*PROBLEM TO WORK ON*. Omit every picture, and retype the lines that run from the beginning of the data below through the line containing "return (PB - y) / (PB - PT)", inclusive.
*****
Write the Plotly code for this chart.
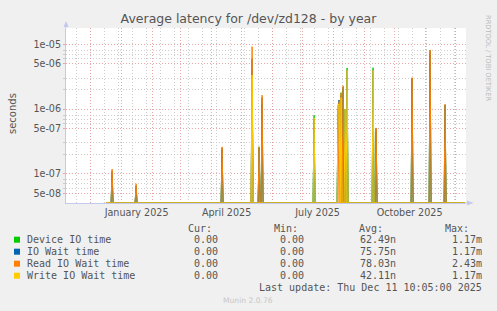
import numpy as np
import pandas as pd
import plotly.graph_objects as go

# ---------------- data ----------------
start_time = "2024-11-06 10:05"
end_time = "2025-12-11 10:05"
data_first_day = "2024-12-16"
data_last_day = "2025-12-10"

spike_days = ["2024-12-22", "2025-01-15", "2025-04-11", "2025-05-11", "2025-05-18",
              "2025-05-21", "2025-07-12", "2025-08-05", "2025-08-06", "2025-08-08",
              "2025-08-10", "2025-08-12", "2025-08-14", "2025-09-09", "2025-09-12",
              "2025-10-18", "2025-11-05", "2025-11-20"]
device_io = [1.0e-7, 6.0e-8, 2.3e-7, 4.0e-6, 2.6e-7, 1.2e-6, 8.0e-7, 1.0e-6, 1.2e-6,
             1.79e-6, 2.0e-6, 1.0e-6, 4.3e-6, 4.35e-6, 4.5e-7, 2.9e-6, 7.0e-6, 1.15e-6]
io_wait = [1.1e-7, 6.5e-8, 2.5e-7, 6.0e-6, 2.5e-7, 1.5e-6, 7.0e-7, 1.1e-6, 1.38e-6,
           1.6e-6, 2.2e-6, 1.0e-6, 4.0e-6, 4.0e-6, 5.0e-7, 3.0e-6, 8.0e-6, 1.15e-6]
read_wait = [1.18e-7, 7.0e-8, 2.6e-7, 9.2e-6, 2.6e-7, 1.64e-6, 0, 0, 1.3e-6,
             1.75e-6, 2.29e-6, 0, 0, 0, 5.1e-7, 3.05e-6, 8.2e-6, 1.19e-6]
write_wait = [0, 0, 0, 3.35e-6, 0, 0, 7.3e-7, 1.16e-6, 1.2e-6,
              1.5e-6, 0, 1.0e-6, 4.0e-6, 4.0e-6, 0, 0, 0, 0]

series_names = ["Device IO time", "IO Wait time", "Read IO Wait time", "Write IO Wait time"]
series_colors = ["#00CC00", "#0066B3", "#FF8000", "#FFCC00"]
cur_vals = ["0.00", "0.00", "0.00", "0.00"]
min_vals = ["0.00", "0.00", "0.00", "0.00"]
avg_vals = ["62.49n", "75.75n", "78.03n", "42.11n"]
max_vals = ["1.17m", "1.17m", "2.43m", "1.17m"]

y_major = [5e-8, 1e-7, 5e-7, 1e-6, 5e-6, 1e-5]
y_major_text = ["5e-08", "1e-07", "5e-07", "1e-06", "5e-06", "1e-05"]
y_minor_mult = [2, 3, 6, 7, 8]
x_label_dates = ["2025-01-16", "2025-04-16", "2025-07-16", "2025-10-16"]
x_label_text = ["January 2025", "April 2025", "July 2025", "October 2025"]

title_text = "Average latency for /dev/zd128 - by year"
last_update = "Last update: Thu Dec 11 10:05:00 2025"
munin_version = "Munin 2.0.76"

# ---------------- layout geometry ----------------
W, H = 497, 311
PL, PR, PT, PB = 66, 466, 28, 203
Y_LO, Y_HI = -7.453, -4.748


def px(x):
    return (x - PL) / (PR - PL)


def py(y):
    return (PB - y) / (PB - PT)


# ---------------- build daily series ----------------
days = pd.date_range(data_first_day, data_last_day, freq="D") + pd.Timedelta(hours=12)
day_index = {d.strftime("%Y-%m-%d"): i for i, d in enumerate(days)}
floor = 10 ** Y_LO

fig = go.Figure()
for name, color, vals in zip(series_names, series_colors,
                             [device_io, io_wait, read_wait, write_wait]):
    arr = np.zeros(len(days))
    for d, v in zip(spike_days, vals):
        arr[day_index[d]] = v
    arr = np.maximum(arr, floor)
    fig.add_trace(go.Scatter(x=days, y=arr, mode="lines", name=name,
                             line=dict(color=color, width=1), showlegend=False,
                             hoverinfo="skip"))

# dummy trace for overlay axis
fig.add_trace(go.Scatter(x=[start_time, end_time], y=[floor, floor], xaxis="x2",
                         mode="lines", line=dict(width=0), showlegend=False,
                         hoverinfo="skip"))

# grid positions
month_starts = pd.date_range("2024-12-01", "2025-12-01", freq="MS")
biweekly = pd.date_range("2024-11-17", "2025-12-10", freq="14D")
minor_y = []
for e in range(-8, -4):
    for m in y_minor_mult:
        v = m * 10.0 ** e
        if Y_LO <= np.log10(v) <= Y_HI:
            minor_y.append(v)

RED = "rgba(230,150,150,0.85)"
GREY = "rgba(200,200,200,0.9)"
DASH = "1px,2px"
AXIS = "#c4c8ec"
TXT = "#555555"

fig.update_layout(
    width=W, height=H,
    margin=dict(l=PL, r=W - PR, t=PT, b=H - PB, pad=0),
    paper_bgcolor="#F0F0F0", plot_bgcolor="#FFFFFF",
    title=dict(text=title_text, x=0.5, xanchor="center", y=1 - 19 / H, yanchor="middle",
               font=dict(family="DejaVu Sans", size=12.5, color=TXT)),
    xaxis=dict(type="date", range=[start_time, end_time],
               tickmode="array", tickvals=x_label_dates, ticktext=x_label_text,
               showgrid=False, zeroline=False, showline=True, linecolor=AXIS, linewidth=1,
               ticks="", tickfont=dict(family="DejaVu Sans", size=9.6, color=TXT),
               minor=dict(tickmode="array", tickvals=list(biweekly), showgrid=True,
                          gridcolor=GREY, griddash=DASH, gridwidth=1, ticks="")),
    xaxis2=dict(type="date", range=[start_time, end_time], overlaying="x", anchor="y",
                side="bottom", tickmode="array", tickvals=list(month_starts),
                showticklabels=False, showgrid=True, gridcolor=RED, griddash=DASH,
                gridwidth=1, zeroline=False, showline=False, ticks=""),
    yaxis=dict(type="log", range=[Y_LO, Y_HI], tickmode="array", tickvals=y_major,
               ticktext=y_major_text, showgrid=True, gridcolor=RED, griddash=DASH,
               gridwidth=1, zeroline=False, showline=True, linecolor=AXIS, linewidth=1,
               ticks="outside", ticklen=2, tickcolor=RED,
               tickfont=dict(family="DejaVu Sans", size=9.6, color=TXT),
               minor=dict(tickmode="array", tickvals=minor_y, showgrid=True,
                          gridcolor=GREY, griddash=DASH, gridwidth=1,
                          ticks="outside", ticklen=2, tickcolor=GREY)),
    showlegend=False,
)

annotations = []
shapes = []


def ann(text, x, y, xanchor="left", size=10, color=TXT, family="DejaVu Sans Mono",
        angle=0):
    annotations.append(dict(text=text, x=px(x), y=py(y), xref="paper", yref="paper",
                            xanchor=xanchor, yanchor="middle", showarrow=False,
                            borderpad=0, textangle=angle,
                            font=dict(family=family, size=size, color=color)))


ann("seconds", 12, 114, xanchor="center", size=10, family="DejaVu Sans", angle=-90)

# legend header
for lab, xr in zip(["Cur:", "Min:", "Avg:", "Max:"], [212.7, 298.7, 384.3, 470]):
    ann(lab, xr, 228.3, xanchor="right")

row_y = [239.7, 251.7, 263.7, 275.7]
for i, name in enumerate(series_names):
    y = row_y[i]
    shapes.append(dict(type="rect", xref="paper", yref="paper",
                       x0=px(14), x1=px(20), y0=py(y + 3), y1=py(y - 3),
                       fillcolor=series_colors[i], line=dict(width=0)))
    ann(name, 26.3, y)
    ann(cur_vals[i], 219.3, y, xanchor="right")
    ann(min_vals[i], 305, y, xanchor="right")
    ann(avg_vals[i], 397.3, y, xanchor="right")
    ann(max_vals[i], 482.7, y, xanchor="right")

ann(last_update, 482.7, 287.3, xanchor="right")
ann(munin_version, 248, 300.3, xanchor="center", size=7.6, color="#c8c8c8",
    family="DejaVu Sans")
ann("RRDTOOL / TOBI OETIKER", 488, 58, xanchor="center", size=6.7, color="#bbbbbb",
    family="DejaVu Sans", angle=90)

# axis arrows
shapes.append(dict(type="path", xref="paper", yref="paper",
                   path=f"M {px(63.5)} {py(27)} L {px(68.5)} {py(27)} L {px(66)} {py(21)} Z",
                   fillcolor=AXIS, line=dict(width=0)))
shapes.append(dict(type="path", xref="paper", yref="paper",
                   path=f"M {px(467)} {py(200.5)} L {px(467)} {py(205.5)} L {px(473.5)} {py(203)} Z",
                   fillcolor=AXIS, line=dict(width=0)))
shapes.append(dict(type="line", xref="paper", yref="paper",
                   x0=px(66), x1=px(66), y0=py(28), y1=py(24), line=dict(color=AXIS, width=1)))
shapes.append(dict(type="line", xref="paper", yref="paper",
                   x0=px(466), x1=px(469), y0=py(203), y1=py(203), line=dict(color=AXIS, width=1)))

fig.update_layout(annotations=annotations, shapes=shapes)
fig.write_html("out.html")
*****
*TASK ANSWER*.
Write the Plotly code for this chart.
import numpy as np
import pandas as pd
import plotly.graph_objects as go

# ---------------- data ----------------
start_time = "2024-11-06 10:05"
end_time = "2025-12-11 10:05"
data_first_day = "2024-12-16"
data_last_day = "2025-12-10"

spike_days = ["2024-12-22", "2025-01-15", "2025-04-11", "2025-05-11", "2025-05-18",
              "2025-05-21", "2025-07-12", "2025-08-05", "2025-08-06", "2025-08-08",
              "2025-08-10", "2025-08-12", "2025-08-14", "2025-09-09", "2025-09-12",
              "2025-10-18", "2025-11-05", "2025-11-20"]
device_io = [1.0e-7, 6.0e-8, 2.3e-7, 4.0e-6, 2.6e-7, 1.2e-6, 8.0e-7, 1.0e-6, 1.2e-6,
             1.79e-6, 2.0e-6, 1.0e-6, 4.3e-6, 4.35e-6, 4.5e-7, 2.9e-6, 7.0e-6, 1.15e-6]
io_wait = [1.1e-7, 6.5e-8, 2.5e-7, 6.0e-6, 2.5e-7, 1.5e-6, 7.0e-7, 1.1e-6, 1.38e-6,
           1.6e-6, 2.2e-6, 1.0e-6, 4.0e-6, 4.0e-6, 5.0e-7, 3.0e-6, 8.0e-6, 1.15e-6]
read_wait = [1.18e-7, 7.0e-8, 2.6e-7, 9.2e-6, 2.6e-7, 1.64e-6, 0, 0, 1.3e-6,
             1.75e-6, 2.29e-6, 0, 0, 0, 5.1e-7, 3.05e-6, 8.2e-6, 1.19e-6]
write_wait = [0, 0, 0, 3.35e-6, 0, 0, 7.3e-7, 1.16e-6, 1.2e-6,
              1.5e-6, 0, 1.0e-6, 4.0e-6, 4.0e-6, 0, 0, 0, 0]

series_names = ["Device IO time", "IO Wait time", "Read IO Wait time", "Write IO Wait time"]
series_colors = ["#00CC00", "#0066B3", "#FF8000", "#FFCC00"]
cur_vals = ["0.00", "0.00", "0.00", "0.00"]
min_vals = ["0.00", "0.00", "0.00", "0.00"]
avg_vals = ["62.49n", "75.75n", "78.03n", "42.11n"]
max_vals = ["1.17m", "1.17m", "2.43m", "1.17m"]

y_major = [5e-8, 1e-7, 5e-7, 1e-6, 5e-6, 1e-5]
y_major_text = ["5e-08", "1e-07", "5e-07", "1e-06", "5e-06", "1e-05"]
y_minor_mult = [2, 3, 6, 7, 8]
x_label_dates = ["2025-01-16", "2025-04-16", "2025-07-16", "2025-10-16"]
x_label_text = ["January 2025", "April 2025", "July 2025", "October 2025"]

title_text = "Average latency for /dev/zd128 - by year"
last_update = "Last update: Thu Dec 11 10:05:00 2025"
munin_version = "Munin 2.0.76"

# ---------------- layout geometry ----------------
W, H = 497, 311
PL, PR, PT, PB = 66, 466, 28, 203
Y_LO, Y_HI = -7.453, -4.748


def px(x):
    return (x - PL) / (PR - PL)


def py(y):
    return (PB - y) / (PB - PT)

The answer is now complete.